▸ Do this: Output the full listing below exactly as it reads, and skip anything that is a picture.

--- START ---

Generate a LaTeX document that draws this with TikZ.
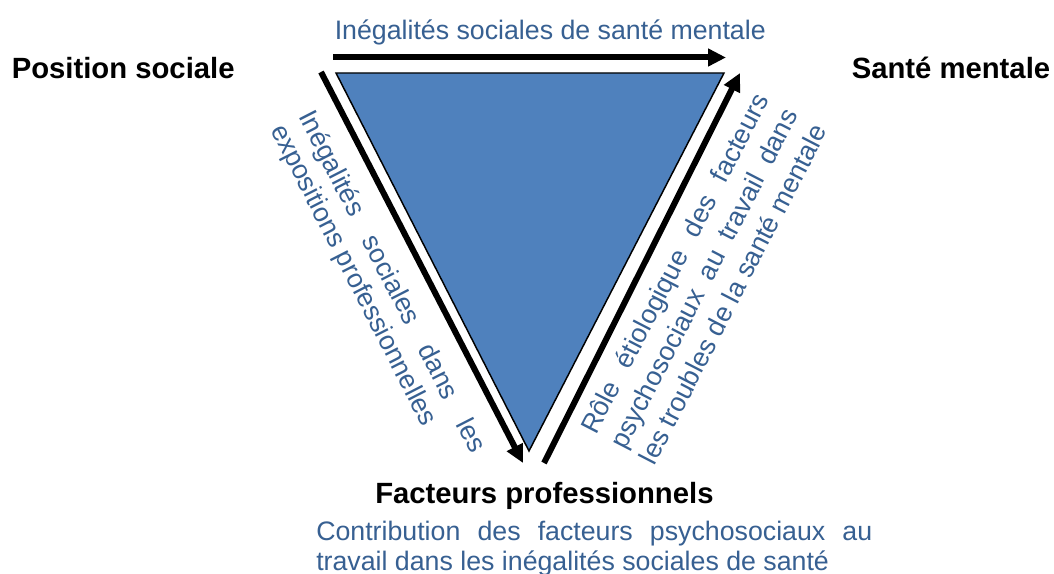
\documentclass[tikz,border=0pt]{standalone}
\usepackage{fontspec}
\setmainfont{Liberation Sans}
\usetikzlibrary{arrows.meta}
\definecolor{fillblue}{HTML}{4F81BD}
\definecolor{txtblue}{HTML}{376092}
\newlength\pxu
\setlength\pxu{0.75pt}
\begin{document}
\begin{tikzpicture}[x=0.75pt,y=-0.75pt,
  bluetxt/.style={inner sep=0pt, text=txtblue, font=\fontsize{20.05pt}{22.5pt}\selectfont},
  boldlbl/.style={inner sep=0pt, font=\fontsize{21.95pt}{26pt}\selectfont\bfseries},
  bigarrow/.style={line width=4.5pt, -{Triangle[length=13.5pt,width=12.75pt]}},
  tri/.style={fill=fillblue, draw=black, line width=1.1pt, line join=miter}
]
\useasboundingbox (0,0) rectangle (1054,574);
\fill[white] (0,0) rectangle (1054,574);
% triangle
\coordinate (TL) at (336,73);
\coordinate (TR) at (724,73);
\coordinate (TB) at (529,451);
\draw[tri] (TL) -- (TR) -- (TB) -- cycle;
% arrows
\coordinate (a1s) at (333,57.5);
\coordinate (a1e) at (726,57.5);
\coordinate (a2s) at (321,72);
\coordinate (a2e) at (523,463);
\coordinate (a3s) at (544,463);
\coordinate (a3e) at (740,73);
\draw[bigarrow] (a1s) -- (a1e);
\draw[bigarrow] (a2s) -- (a2e);
\draw[bigarrow] (a3s) -- (a3e);
% corner labels
\node[boldlbl, anchor=base west] (pos) at (11.5,79) {Position sociale};
\node[boldlbl, anchor=base west] (sante) at (851.5,79) {Santé mentale};
\node[boldlbl, anchor=base west] (fact) at (375,503) {Facteurs professionnels};
% top text
\node[bluetxt, anchor=base west] (toptxt) at (334.5,39.3) {Inégalités sociales de santé mentale};
% bottom text
\node[bluetxt, anchor=base west] (contrib1) at (316,540) {\makebox[556\pxu][s]{Contribution des facteurs psychosociaux au}};
\node[bluetxt, anchor=base west] (contrib2) at (316,570) {travail dans les inégalités sociales de santé};
% left rotated text
\node[bluetxt, anchor=base west, rotate=-62.9] (left1) at (298,116) {\makebox[380\pxu][s]{Inégalités sociales dans les}};
\node[bluetxt, anchor=base west, rotate=-62.9] (left2) at (270.4,130.1) {expositions professionnelles};
% right rotated text
\node[bluetxt, anchor=base west, rotate=62.7] (right1) at (596,436) {\makebox[378\pxu][s]{Rôle étiologique des facteurs}};
\node[bluetxt, anchor=base west, rotate=62.7] (right2) at (625.3,451.1) {\makebox[378\pxu][s]{psychosociaux au travail dans}};
\node[bluetxt, anchor=base west, rotate=62.7] (right3) at (654.6,466.3) {les troubles de la santé mentale};
\end{tikzpicture}
\end{document}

--- END ---

▸ Result of this exercise:
Generate a LaTeX document that draws this with TikZ.
\documentclass[tikz,border=0pt]{standalone}
\usepackage{fontspec}
\setmainfont{Liberation Sans}
\usetikzlibrary{arrows.meta}
\definecolor{fillblue}{HTML}{4F81BD}
\definecolor{txtblue}{HTML}{376092}
\newlength\pxu
\setlength\pxu{0.75pt}
\begin{document}
\begin{tikzpicture}[x=0.75pt,y=-0.75pt,
  bluetxt/.style={inner sep=0pt, text=txtblue, font=\fontsize{20.05pt}{22.5pt}\selectfont},
  boldlbl/.style={inner sep=0pt, font=\fontsize{21.95pt}{26pt}\selectfont\bfseries},
  bigarrow/.style={line width=4.5pt, -{Triangle[length=13.5pt,width=12.75pt]}},
  tri/.style={fill=fillblue, draw=black, line width=1.1pt, line join=miter}
]
\useasboundingbox (0,0) rectangle (1054,574);
\fill[white] (0,0) rectangle (1054,574);
% triangle
\coordinate (TL) at (336,73);
\coordinate (TR) at (724,73);
\coordinate (TB) at (529,451);
\draw[tri] (TL) -- (TR) -- (TB) -- cycle;
% arrows
\coordinate (a1s) at (333,57.5);
\coordinate (a1e) at (726,57.5);
\coordinate (a2s) at (321,72);
\coordinate (a2e) at (523,463);
\coordinate (a3s) at (544,463);
\coordinate (a3e) at (740,73);
\draw[bigarrow] (a1s) -- (a1e);
\draw[bigarrow] (a2s) -- (a2e);
\draw[bigarrow] (a3s) -- (a3e);
% corner labels
\node[boldlbl, anchor=base west] (pos) at (11.5,79) {Position sociale};
\node[boldlbl, anchor=base west] (sante) at (851.5,79) {Santé mentale};
\node[boldlbl, anchor=base west] (fact) at (375,503) {Facteurs professionnels};
% top text
\node[bluetxt, anchor=base west] (toptxt) at (334.5,39.3) {Inégalités sociales de santé mentale};
% bottom text
\node[bluetxt, anchor=base west] (contrib1) at (316,540) {\makebox[556\pxu][s]{Contribution des facteurs psychosociaux au}};
\node[bluetxt, anchor=base west] (contrib2) at (316,570) {travail dans les inégalités sociales de santé};
% left rotated text
\node[bluetxt, anchor=base west, rotate=-62.9] (left1) at (298,116) {\makebox[380\pxu][s]{Inégalités sociales dans les}};
\node[bluetxt, anchor=base west, rotate=-62.9] (left2) at (270.4,130.1) {expositions professionnelles};
% right rotated text
\node[bluetxt, anchor=base west, rotate=62.7] (right1) at (596,436) {\makebox[378\pxu][s]{Rôle étiologique des facteurs}};
\node[bluetxt, anchor=base west, rotate=62.7] (right2) at (625.3,451.1) {\makebox[378\pxu][s]{psychosociaux au travail dans}};
\node[bluetxt, anchor=base west, rotate=62.7] (right3) at (654.6,466.3) {les troubles de la santé mentale};
\end{tikzpicture}
\end{document}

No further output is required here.